Date
5-23-2025
Department
School of Communication and the Arts
Degree
Doctor of Philosophy in Communication (PhD)
Chair
Robert Mott
Keywords
Intercultural Communication, Lakota, storytelling, prayer, ceremony, relationality, change in academia
Disciplines
Communication
Recommended Citation
Fong, Laura C., "Common Ground: A Phenomenological Ethnographic Inquiry in Intercultural Communication, Telling Stories with the Oglala Lakota People on the Pine Ridge Indian Reservation, SD" (2025). Doctoral Dissertations and Projects. 7028.

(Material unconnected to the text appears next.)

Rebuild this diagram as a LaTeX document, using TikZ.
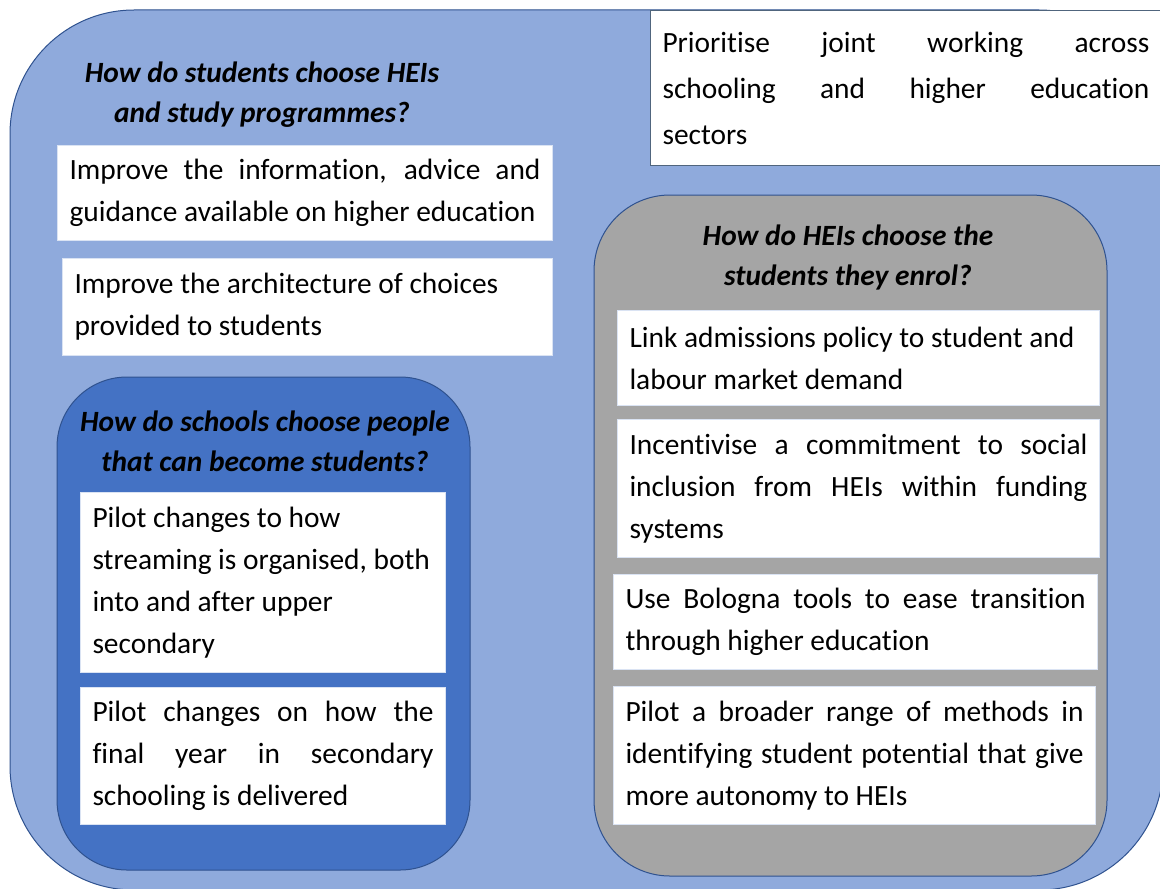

https://digitalcommons.liberty.edu/doctoral/7028
Abstract
An interdisciplinary and collaborative movement in cross-cultural research is emerging and challenging Western academic practices in the United States. As a non-indigenous Communications scholar working on the Pine Ridge Reservation, I was unable to find a model, or scholarship that included the practical application of theory and methods for scholarship with Indigenous Americans. Over a ten-year period, I documented stories and worked with Lakota elder Unci Rita Long Visitor Holy Dance and her son Nathan Blindman to develop a mutually beneficial working relationship.
Successful cross-cultural scholarship using Community-Based Participatory Research (CBPR) and Participatory Action Research (PAR) methodologies, Intercultural Communication Theory (ICC), and Liberation Theology are present in Anthropology, Social Sciences, Health Sciences and Education. This inquiry gathers experience and success, and compares them to experience on the reservation, and the voices of the Lakota people.
This inquiry tells the story of our intercultural relationship, integrating Lakota and Western worldviews and traditions, and approaching the research process with humility and prioritizing relationality. Analysis revealed the intersection and overlapping of codes in the data that was collected. The three largest areas of overlap were relationality, storytelling, and the importance of including Indigenous knowledge, culture, prayer and ceremony: pointing the way to new theory for this work.
Other notable themes explored are acknowledging the impact of colonialism, life on the reservation, and the role of the non-indigenous scholar. While acknowledging the limited generalizability of a single case study, the author suggests that this collaborative, storytelling-centered methodology is grounded in the data, and could be adapted for other Indigenous communities, contingent upon a significant time investment and a commitment to understanding specific cultural contexts.
This foundation can allow non-indigenous scholars to learn to collaborate and tell the stories of the Lakota people that are missing from both the current narrative and the historical record. The findings support a transformative shift in research design for non-indigenous scholars, in academic research practices, emphasizing the value of authentic research relationships, and accommodating Indigenous needs to conduct research that is ethical, transparent, and beneficial to the Lakota people.